Speeding up simulation of the Levy motion algorithm

Question

Here is my little script for simulating Levy motion:

clear all;
clc; close all;
t = 0; T = 1000; I = T-t;
dT = T/I; t = 0:dT:T; tau = T/I;
alpha = 1.5;
sigma = dT^(1/alpha);
mu = 0; beta = 0;
N = 1000;
X = zeros(N, length(I));
for k=1:N
    L = zeros(1,I);
    for i = 1:I-1
       L( (i + 1) * tau ) = L(i*tau) + stable2( alpha, beta, sigma, mu, 1);
    end
    X(k,1:length(L)) = L;
end

q = 0.1:0.1:0.9;
quant = qlines2(X, q, t(1:length(X)), tau);
hold all
for i = 1:length(quant)
    plot( t, quant(i) * t.^(1/alpha), ':k' );
end

Where stable2 returns a stable random variable with given parameters (you may replace it with normrnd(mu, sigma) for this case, it's not crucial); qlines2 returns quantiles needed for plotting.

But I don't want to talk about math here. My problem is that this implementation is pretty slow, and I would like to speed it up. Unfortunately, computer science is not my main field - I heard something about methods like memoization, vectorization and that there is a lot of other techniques, but I don't know how to use them.
For example, I'm pretty sure I should replace this filthy double for-loop somehow, but I'm not sure what to do instead.
EDIT: Maybe I should use (and learn...) another language (Python, C, any functional one)? I always though that Matlab/OCTAVE is designed for numerical computation, but if change, then for which one?

Answer 1

The crucial bit is, as you said, the for loops, Matlab does not like those, so vectorization is indeed the keyword. (Together with preallocating the space.

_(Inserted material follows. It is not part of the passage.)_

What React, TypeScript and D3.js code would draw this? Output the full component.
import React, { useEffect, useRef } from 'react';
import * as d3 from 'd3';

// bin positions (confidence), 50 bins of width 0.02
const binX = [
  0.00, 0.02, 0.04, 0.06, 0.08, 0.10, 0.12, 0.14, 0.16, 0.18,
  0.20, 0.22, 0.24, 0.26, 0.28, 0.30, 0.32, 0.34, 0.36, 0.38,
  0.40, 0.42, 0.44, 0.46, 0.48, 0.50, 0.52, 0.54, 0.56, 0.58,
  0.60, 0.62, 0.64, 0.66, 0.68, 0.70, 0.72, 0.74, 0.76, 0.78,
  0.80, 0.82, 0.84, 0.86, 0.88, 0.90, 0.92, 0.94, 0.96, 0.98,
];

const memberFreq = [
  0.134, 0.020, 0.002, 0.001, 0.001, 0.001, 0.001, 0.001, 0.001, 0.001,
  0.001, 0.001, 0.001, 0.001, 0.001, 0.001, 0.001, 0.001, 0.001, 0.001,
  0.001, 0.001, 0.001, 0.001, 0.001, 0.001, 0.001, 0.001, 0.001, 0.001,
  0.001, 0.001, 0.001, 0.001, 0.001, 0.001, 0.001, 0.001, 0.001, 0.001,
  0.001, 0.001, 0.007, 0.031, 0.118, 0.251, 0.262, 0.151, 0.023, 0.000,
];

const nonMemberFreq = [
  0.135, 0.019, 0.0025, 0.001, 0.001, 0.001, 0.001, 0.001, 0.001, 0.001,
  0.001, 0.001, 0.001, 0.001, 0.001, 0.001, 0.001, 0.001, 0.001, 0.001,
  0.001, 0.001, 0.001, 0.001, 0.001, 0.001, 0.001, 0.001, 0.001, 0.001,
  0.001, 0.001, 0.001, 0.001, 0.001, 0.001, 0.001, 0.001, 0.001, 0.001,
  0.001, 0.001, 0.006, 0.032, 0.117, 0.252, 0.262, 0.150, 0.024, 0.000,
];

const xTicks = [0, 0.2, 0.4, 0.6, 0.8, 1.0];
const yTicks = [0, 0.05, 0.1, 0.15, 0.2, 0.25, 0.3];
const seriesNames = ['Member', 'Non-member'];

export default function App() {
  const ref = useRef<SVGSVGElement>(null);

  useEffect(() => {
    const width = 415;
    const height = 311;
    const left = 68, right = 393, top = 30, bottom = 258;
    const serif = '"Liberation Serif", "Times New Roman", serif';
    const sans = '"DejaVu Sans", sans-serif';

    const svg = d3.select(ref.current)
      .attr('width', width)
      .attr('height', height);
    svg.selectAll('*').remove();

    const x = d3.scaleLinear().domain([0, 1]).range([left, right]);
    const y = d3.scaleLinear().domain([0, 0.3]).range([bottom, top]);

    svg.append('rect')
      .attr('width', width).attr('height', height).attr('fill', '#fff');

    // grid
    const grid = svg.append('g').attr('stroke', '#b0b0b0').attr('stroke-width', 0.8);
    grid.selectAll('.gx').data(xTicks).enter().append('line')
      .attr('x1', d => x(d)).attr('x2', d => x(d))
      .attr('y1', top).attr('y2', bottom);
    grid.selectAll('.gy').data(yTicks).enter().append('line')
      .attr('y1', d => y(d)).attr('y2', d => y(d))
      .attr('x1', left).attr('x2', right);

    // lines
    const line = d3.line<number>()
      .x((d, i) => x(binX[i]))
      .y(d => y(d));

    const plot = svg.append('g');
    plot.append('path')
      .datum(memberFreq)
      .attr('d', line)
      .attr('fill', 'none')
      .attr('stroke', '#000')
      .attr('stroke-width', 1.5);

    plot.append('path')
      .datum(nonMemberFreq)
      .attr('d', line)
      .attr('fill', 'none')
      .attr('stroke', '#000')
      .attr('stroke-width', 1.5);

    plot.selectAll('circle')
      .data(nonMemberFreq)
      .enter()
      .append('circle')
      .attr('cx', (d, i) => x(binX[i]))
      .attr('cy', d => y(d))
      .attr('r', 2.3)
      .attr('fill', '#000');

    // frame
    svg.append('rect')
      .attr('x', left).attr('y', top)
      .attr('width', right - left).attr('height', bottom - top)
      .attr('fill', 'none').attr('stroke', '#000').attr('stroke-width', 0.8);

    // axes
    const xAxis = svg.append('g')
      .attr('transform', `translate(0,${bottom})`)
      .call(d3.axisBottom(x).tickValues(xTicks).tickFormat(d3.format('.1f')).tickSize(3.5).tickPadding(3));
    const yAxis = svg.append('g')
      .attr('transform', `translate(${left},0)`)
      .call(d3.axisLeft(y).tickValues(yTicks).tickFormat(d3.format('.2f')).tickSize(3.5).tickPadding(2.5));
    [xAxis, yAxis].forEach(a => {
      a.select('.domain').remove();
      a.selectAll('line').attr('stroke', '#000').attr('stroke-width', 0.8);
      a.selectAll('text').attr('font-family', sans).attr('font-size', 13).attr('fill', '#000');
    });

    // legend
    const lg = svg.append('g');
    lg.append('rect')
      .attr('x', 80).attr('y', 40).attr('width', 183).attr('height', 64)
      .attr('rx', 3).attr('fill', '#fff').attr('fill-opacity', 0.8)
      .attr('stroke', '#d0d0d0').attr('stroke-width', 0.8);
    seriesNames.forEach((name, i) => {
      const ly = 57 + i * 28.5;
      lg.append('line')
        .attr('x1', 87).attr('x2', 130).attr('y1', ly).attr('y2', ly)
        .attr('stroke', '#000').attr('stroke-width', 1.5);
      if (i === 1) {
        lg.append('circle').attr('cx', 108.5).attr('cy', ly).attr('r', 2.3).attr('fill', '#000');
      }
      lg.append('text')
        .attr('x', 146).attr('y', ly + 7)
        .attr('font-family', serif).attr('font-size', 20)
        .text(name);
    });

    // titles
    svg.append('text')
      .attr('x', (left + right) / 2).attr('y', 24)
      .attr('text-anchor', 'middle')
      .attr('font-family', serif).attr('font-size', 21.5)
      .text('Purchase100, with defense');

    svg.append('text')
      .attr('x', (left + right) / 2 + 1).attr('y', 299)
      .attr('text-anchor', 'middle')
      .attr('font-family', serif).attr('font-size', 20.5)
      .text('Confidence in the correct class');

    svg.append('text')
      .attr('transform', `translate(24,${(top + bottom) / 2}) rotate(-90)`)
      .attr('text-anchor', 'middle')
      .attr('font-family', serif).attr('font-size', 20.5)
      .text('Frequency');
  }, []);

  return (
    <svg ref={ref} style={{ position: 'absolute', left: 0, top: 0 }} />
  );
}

I just altered you for loop section somewhat so that you do not have to reset L over and over again, instead we save all Ls in a bigger matrix (also I elimiated the length(L) command).

L = zeros(N,I);
for k=1:N
    for i = 1:I-1
       L(k,(i + 1) * tau ) = L(k,i*tau) + normrnd(mu, sigma);
    end
    X(k,1:I) = L(k,1:I);
end

Now you can already see that X(k,1:I) = L(k,1:I); in the loop is obsolete and that also means that we can switch the order of the loops. This is crucial, because the i-steps are recursive (depend on the previous step) that means we cannot vectorize this loop, we can only vectorize the k-loop.

Now your original code needed 9.3 seconds on my machine, the new code still needs about the same time)

L = zeros(N,I);
for i = 1:I-1
    for k=1:N
       L(k,(i + 1) * tau ) = L(k,i*tau) + normrnd(mu, sigma);
    end
end
X = L;

But now we can apply the vectorization, instead of looping throu all rows (the loop over k) we can instead eliminate this loop, and doing all rows at "once".

L = zeros(N,I);
for i = 1:I-1
   L(:,(i + 1) * tau ) = L(:,i*tau) + normrnd(mu, sigma); %<- this is not yet what you want, see comment below
end
X = L;

This code need only 0.045 seconds on my machine. I hope you still get the same output, because I have no idea what you are calculating, but I also hope you could see how you go about vectorizing code.

PS: I just noticed that we now use the same random number in the last example for the whole column, this is obviously not what you want. Instad you should generate a whole vector of random numbers, e.g:

L = zeros(N,I);
for i = 1:I-1
   L(:,(i + 1) * tau ) = L(:,i*tau) + normrnd(mu, sigma,N,1);
end
X = L;

PPS: Great question!